Aerosol effects on the development of a supercell storm in a double-moment bulk-cloud microphysics scheme

This study investigates the aerosol effects on the development of an idealized three-dimensional supercell storm, focusing on storm morphology and precipitation during a quasi steady state of a storm. The impact of the aerosol concentration on the simulated storm is evaluated by varying the initial cloud condensation nuclei (CCN) number concentration in the Weather Research and Forecasting Double-Moment Six-Class microphysics scheme. A right-moving, quasi-steady supercell with two diverging echo masses was reproduced, compared with the previous modeling study. In the experiment with a high CCN number concentration, storm intensity was weakened, and surface precipitation was reduced. On the other hand, the simulation that excluded the graupel substance produced a weaker low-level downdraft, thus less near-surface vorticity, compared with the simulation that included graupel.

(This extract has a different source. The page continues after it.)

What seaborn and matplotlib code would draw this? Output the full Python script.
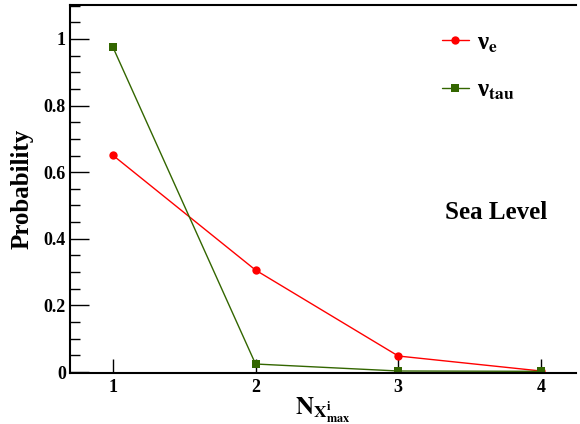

The CCN number concentrations did not affect the storm structures in the absence of graupel. In addition, the aerosol effects on the surface precipitation with respect to the initial CCN value were diametrically opposed. The major reason for the different responses to aerosol can be attributed to the exaggerated snow mass loading across the convective core when the graupel species is excluded. The results indicate that graupel species and related microphysics are crucial to the realistic representation of the aerosol-precipitation interactions within a supercell storm.